How is the camber adjusted? Are there different mounting points for the upper A-Arms or different A-Arms all together?


----------



## Mini_Me (Dec 8, 2007)

There not cross threaded. So you have to detach to twist one in further. They are well made though. I tried some titanium ones, and one side bent while the other snapped off. The steel kit ones though have never blinked at the hits they have taken.

No camber adjustment. You can slightly change it by putting spacers under the upper a-arm pivots to change the roll center which effects the camber change as well. The good thing though is that tires wear remarkably even versus overly coning.


----------



## ScottH (Nov 24, 2005)

You would think on a "luxury truck" you would not have to step back in technology to adjust toe-in.
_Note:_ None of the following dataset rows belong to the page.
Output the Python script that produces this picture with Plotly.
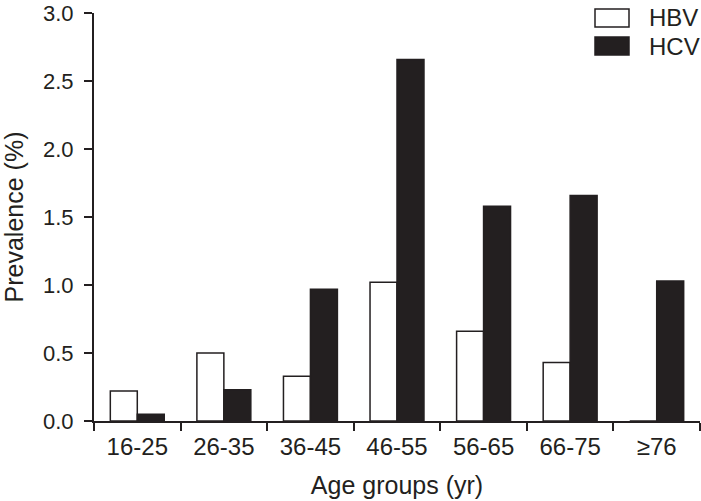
import plotly.graph_objects as go

age_groups = ["16-25", "26-35", "36-45", "46-55", "56-65", "66-75", "≥76"]
hbv = [0.22, 0.50, 0.33, 1.02, 0.66, 0.43, 0]
hcv = [0.05, 0.23, 0.97, 2.66, 1.58, 1.66, 1.03]
y_ticks = [0, 0.5, 1.0, 1.5, 2.0, 2.5, 3.0]

INK = "#231f20"
FONT = dict(family="Liberation Sans, Arial, sans-serif", size=24, color=INK)

TOP, BOTTOM, LEFT, RIGHT = 13, 421, 94, 700
PH = BOTTOM - TOP
PW = RIGHT - LEFT

fig = go.Figure()
fig.add_trace(go.Bar(x=age_groups, y=hbv, name="HBV",
                     marker=dict(color="white", line=dict(color=INK, width=1.5))))
fig.add_trace(go.Bar(x=age_groups, y=hcv, name="HCV",
                     marker=dict(color=INK, line=dict(color=INK, width=1.5))))

fig.update_layout(
    width=701, height=501,
    margin=dict(l=LEFT, r=701 - RIGHT, t=TOP, b=501 - BOTTOM),
    paper_bgcolor="white", plot_bgcolor="white",
    font=FONT,
    showlegend=False,
    barmode="group", bargap=0.377, bargroupgap=0,
)
fig.update_xaxes(
    showline=True, linecolor=INK, linewidth=2,
    ticks="outside", ticklen=8, tickwidth=2, tickcolor=INK,
    tickson="boundaries", showgrid=False, automargin=False,
    ticklabelstandoff=3,
    title=dict(text="Age groups (yr)", standoff=18, font=dict(size=25)),
)
fig.update_yaxes(
    range=[0, 3.002], tickvals=y_ticks, tickformat=".1f",
    showline=True, linecolor=INK, linewidth=2,
    ticks="outside", ticklen=8, tickwidth=2, tickcolor=INK,
    showgrid=False, zeroline=False, automargin=False,
    tickfont=dict(size=22),
    ticklabelstandoff=6, ticklabeloverflow="allow",
    title=dict(text="Prevalence (%)", standoff=23, font=dict(size=25)),
)

# legend drawn as boxes + labels to match the large swatches
for i, (name, fill) in enumerate([("HBV", "white"), ("HCV", INK)]):
    fig.add_shape(type="rect", xref="paper", yref="paper",
                  x0=(595 - LEFT) / PW, x1=(629 - LEFT) / PW,
                  y0=(BOTTOM - 27 - i * 28) / PH, y1=(BOTTOM - 9 - i * 28) / PH,
                  fillcolor=fill, line=dict(color=INK, width=1.5))
    fig.add_annotation(xref="paper", yref="paper", x=(647 - LEFT) / PW,
                       y=(BOTTOM - 18 - i * 28) / PH, text=name, showarrow=False,
                       xanchor="left", yanchor="middle", font=FONT)

fig.write_html("out.html", config={"displayModeBar": False},
               post_script="document.body.style.margin='0';")
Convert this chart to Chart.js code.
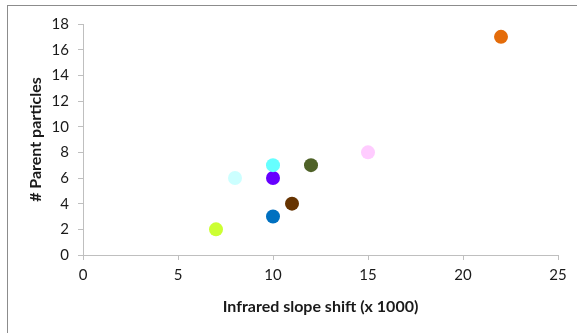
<!DOCTYPE html>
<html>
<head>
<meta charset="utf-8">
<script src="https://cdn.jsdelivr.net/npm/chart.js@4.4.0/dist/chart.umd.min.js"></script>
<style>
  html, body { margin: 0; padding: 0; background: #fff; }
  #wrap { position: relative; width: 577px; height: 333px; }
  #frame { position: absolute; left: 7px; top: 5px; right: -10px; bottom: -10px;
           border-top: 1px solid #8c8c8c; border-left: 1px solid #8c8c8c; pointer-events: none; }
  canvas { position: absolute; left: 0; top: 0; }
</style>
</head>
<body>
<div id="wrap">
  <canvas id="chart" width="577" height="333"></canvas>
  <div id="frame"></div>
</div>
<script>
// slope shift (x 1000) and number of parent particles, one point per sample
const slopeShift = [22, 15, 12, 11, 10, 10, 10, 8, 7];
const parentCount = [17, 8, 7, 4, 3, 6, 7, 6, 2];
const pointColors = ['#E46C0A', '#FFCCFF', '#4F6228', '#663300', '#0070C0', '#6600FF', '#66FFFF', '#CCFFFF', '#CCFF33'];
const xTicks = [0, 5, 10, 15, 20, 25];
const yTicks = [0, 2, 4, 6, 8, 10, 12, 14, 16, 18];

const fontFamily = 'Lato, "Open Sans", sans-serif';
const axisGray = '#BFBFBF';

new Chart(document.getElementById('chart'), {
  type: 'scatter',
  data: {
    datasets: [{
      data: slopeShift.map((x, i) => ({ x: x, y: parentCount[i] })),
      backgroundColor: pointColors,
      borderColor: pointColors,
      pointRadius: 7,
      pointHoverRadius: 7,
      borderWidth: 0
    }]
  },
  options: {
    responsive: false,
    animation: false,
    layout: { padding: { left: 22, right: 19, top: 24, bottom: 13 } },
    plugins: { legend: { display: false }, tooltip: { enabled: false } },
    scales: {
      x: {
        type: 'linear',
        min: 0, max: 25,
        afterBuildTicks: s => { s.ticks = xTicks.map(v => ({ value: v })); },
        afterFit: s => { s.height = 65; },
        grid: { drawOnChartArea: false, color: axisGray, tickLength: 5 },
        border: { color: axisGray },
        ticks: { color: '#1a1a1a', padding: 6, font: { family: fontFamily, size: 15 } },
        title: { display: true, text: 'Infrared slope shift (x 1000)', color: '#1a1a1a',
                 padding: { top: 4, bottom: 4 }, font: { family: fontFamily, size: 16, weight: 'bold' } }
      },
      y: {
        type: 'linear',
        min: 0, max: 18,
        afterBuildTicks: s => { s.ticks = yTicks.map(v => ({ value: v })); },
        afterFit: s => { s.width = 61; },
        grid: { drawOnChartArea: false, color: axisGray, tickLength: 5 },
        border: { color: axisGray },
        ticks: { color: '#1a1a1a', padding: 9, font: { family: fontFamily, size: 15 } },
        title: { display: true, text: '# Parent particles', color: '#1a1a1a',
                 padding: { top: 4, bottom: 4 }, font: { family: fontFamily, size: 16, weight: 'bold' } }
      }
    }
  }
});
</script>
</body>
</html>
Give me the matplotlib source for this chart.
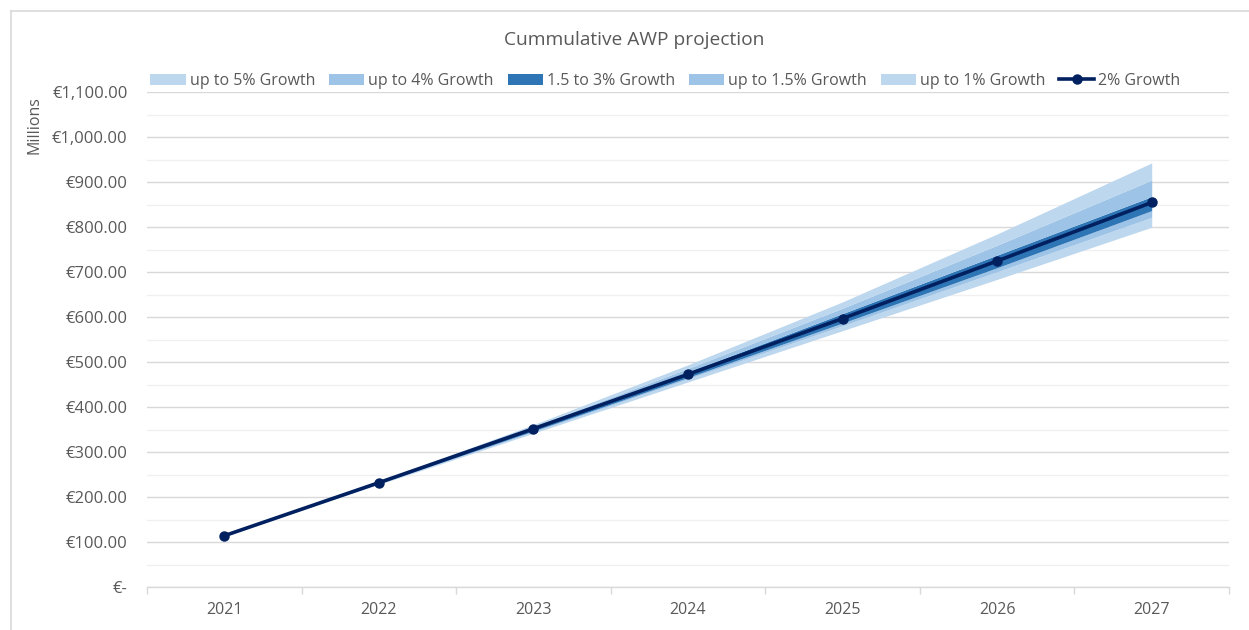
import matplotlib
matplotlib.use("Agg")
import matplotlib.pyplot as plt
from matplotlib.patches import Patch
from matplotlib.lines import Line2D
from matplotlib.ticker import FuncFormatter, MultipleLocator

plt.rcParams['font.family'] = ['Open Sans', 'DejaVu Sans']

# Data (millions of euro, cumulative)
years = ['2021', '2022', '2023', '2024', '2025', '2026', '2027']
no_growth = [114, 228, 342, 456, 570, 684, 800]
growth_1 = [114, 229, 345, 463, 581, 701, 822]
growth_15 = [114, 230, 347, 466, 587, 710, 837]
growth_2 = [114, 232, 352, 473, 597, 725, 855]
growth_3 = [114, 232, 354, 478, 608, 738, 868]
growth_4 = [114, 233, 357, 486, 620, 760, 905]
growth_5 = [114, 235, 361, 494, 634, 785, 943]

LIGHT = '#BDD7EE'
MID = '#9DC3E6'
DARK = '#2E75B6'
NAVY = '#002060'
TXT = '#595959'
GRID = '#D9D9D9'

fig = plt.figure(figsize=(12.49, 6.30), dpi=100)
ax = fig.add_axes([147 / 1249, 1 - 587 / 630, (1229 - 147) / 1249, (587 - 92.3) / 630])

x = list(range(len(years)))

# bands (stacked look)
ax.fill_between(x, no_growth, growth_1, color=LIGHT, lw=0)
ax.fill_between(x, growth_1, growth_15, color=MID, lw=0)
ax.fill_between(x, growth_15, growth_3, color=DARK, lw=0)
ax.fill_between(x, growth_3, growth_4, color=MID, lw=0)
ax.fill_between(x, growth_4, growth_5, color=LIGHT, lw=0)

ax.plot(x, growth_2, color=NAVY, lw=2.6, marker='o', markersize=6.5, zorder=5)

# axes styling
ax.set_xlim(-0.5, len(years) - 0.5)
ax.set_ylim(0, 1100)
ax.yaxis.set_major_locator(MultipleLocator(100))
ax.yaxis.set_minor_locator(MultipleLocator(50))


def euro(v, pos):
    if v == 0:
        return '€-'
    return '€{:,.2f}'.format(v)


ax.yaxis.set_major_formatter(FuncFormatter(euro))
ax.grid(axis='y', which='major', color=GRID, lw=1.0, zorder=0)
ax.grid(axis='y', which='minor', color='#F0F0F0', lw=1.0, zorder=0)
ax.set_axisbelow(True)

ax.set_xticks(x)
ax.set_xticklabels(years)
ax.set_xticks([i - 0.5 for i in range(len(years) + 1)], minor=True)
ax.tick_params(axis='x', which='major', length=0, pad=11, labelsize=11.5, labelcolor=TXT)
ax.tick_params(axis='x', which='minor', length=5, color=GRID, width=1)
ax.tick_params(axis='y', which='both', length=0, pad=14, labelsize=12, labelcolor=TXT)

for s in ['top', 'right', 'left']:
    ax.spines[s].set_visible(False)
ax.spines['bottom'].set_color(GRID)
ax.spines['bottom'].set_linewidth(1.0)

# title and unit label
fig.text(634 / 1249, 1 - 40 / 630, 'Cummulative AWP projection', ha='center', va='center',
         fontsize=13.8, color=TXT)
fig.text(35 / 1249, 1 - 125 / 630, 'Millions', rotation=90, ha='center', va='center',
         fontsize=11.5, color=TXT)

handles = [
    Patch(facecolor=LIGHT, label='up to 5% Growth'),
    Patch(facecolor=MID, label='up to 4% Growth'),
    Patch(facecolor=DARK, label='1.5 to 3% Growth'),
    Patch(facecolor=MID, label='up to 1.5% Growth'),
    Patch(facecolor=LIGHT, label='up to 1% Growth'),
    Line2D([], [], color=NAVY, lw=2.6, marker='o', markersize=6.5, label='2% Growth'),
]
leg = fig.legend(handles=handles, ncol=6, loc='center left',
                 bbox_to_anchor=(136 / 1249, 1 - 81 / 630), frameon=False,
                 fontsize=11.5, handlelength=2.2, handleheight=0.7, handletextpad=0.25,
                 columnspacing=0.88, labelcolor=TXT)

# chart frame (left and top edges visible)
fig.add_artist(Line2D([11 / 1249, 11 / 1249], [0, 1 - 11 / 630], color='#D9D9D9', lw=1.2))
fig.add_artist(Line2D([11 / 1249, 1], [1 - 11 / 630, 1 - 11 / 630], color='#D9D9D9', lw=1.2))

fig.savefig('out.png', dpi=100)
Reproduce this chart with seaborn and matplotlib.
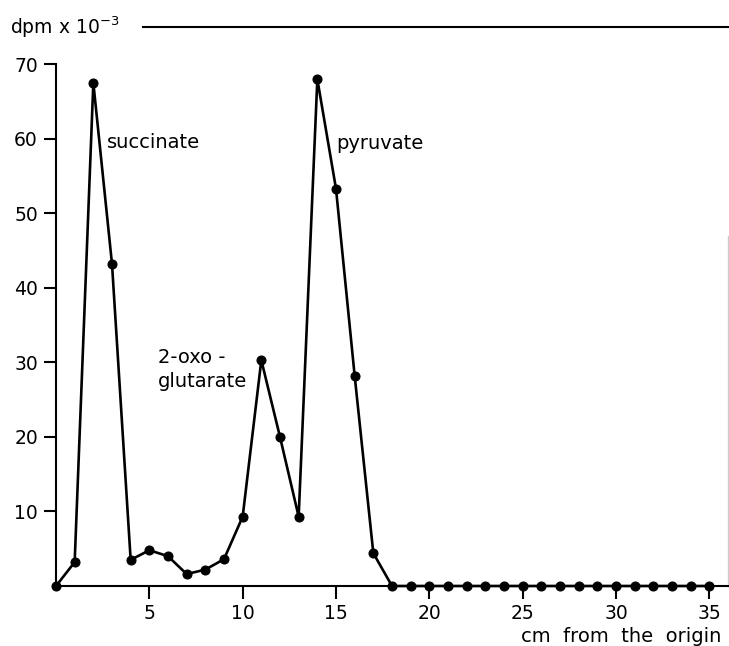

I guess you just have to hope a 1/2 turn is the adjustment needed. 

Not bashing the truck, I do not run off-road. Just noticing some things that IF I were to be in the market for a truck like this, things I would want from something being touted as "luxury"

Other than those things I pointed out, it looks nice. But for a PRO, which they use in the ad, it should not have turnbuckles you have to pop off to adjust.

I think the competition comes with such.

My hat is off to Zack, the pictures of his truck that he ran at the Nats is production. That is a rarity. Usually there are always "goodies" on the factory guys cars.


----------



## ScottH (Nov 24, 2005)

I just looked and the AE "Team" version comes with all the goodies. The RTR, well it is the lower of the kits and RTR. Not sure about others. It was the AE "Team" version I was thinking of though.

Given that I do not know the price of either of these kits, I am not sure which one XRay is trying to compete with. I would assume with all the carbon-fiber and PRO references, it would be the Team kit.


----------



## Mini_Me (Dec 8, 2007)

I understand your concerns, but they really are minor annoyances once you get to work with the truck regularly. In some ways, they make it more fool proof, like in example ballcups popping off in the middle of a race (always hated that).

On the other hand, it offers adjustment some of the competition lacks stock or at all, like swaybars and bearing supported center bellcrank steering. It always give and take no matter which vehicle you choose, and there are always work arounds.

Luxury to Xray is more the quality of the product/finish. Not the quantity of adjustments.


----------



## Mini_Me (Dec 8, 2007)

ScottH said:


> I just looked and the AE "Team" version comes with all the goodies. The RTR, well it is the lower of the kits and RTR. Not sure about others. It was the AE "Team" version I was thinking of though.
> 
> Given that I do not know the price of either of these kits, I am not sure which one XRay is trying to compete with. I would assume with all the carbon-fiber and PRO references, it would be the Team kit.


The AE is a good car. However, the AE Team car still has the plastic chassis, dogbones, and a non bearing supported steering system. Which would put it closer to competing with the M18T regular kit. To then get a Team Car to a setup similiar to the M18T Pro would cost at least $130 more in aftermarket parts. Versus $50 ish (I'm guessing), more for the Pro.

I would say actually the closest head to head comparison would be the LRP Shark Monster Team Edition. (Which would correlate with a hypothetical Duratrax Vendetta ST SE). They both include metal universals, long chassis, graphite or aluminum where applicable, and sway bars.


----------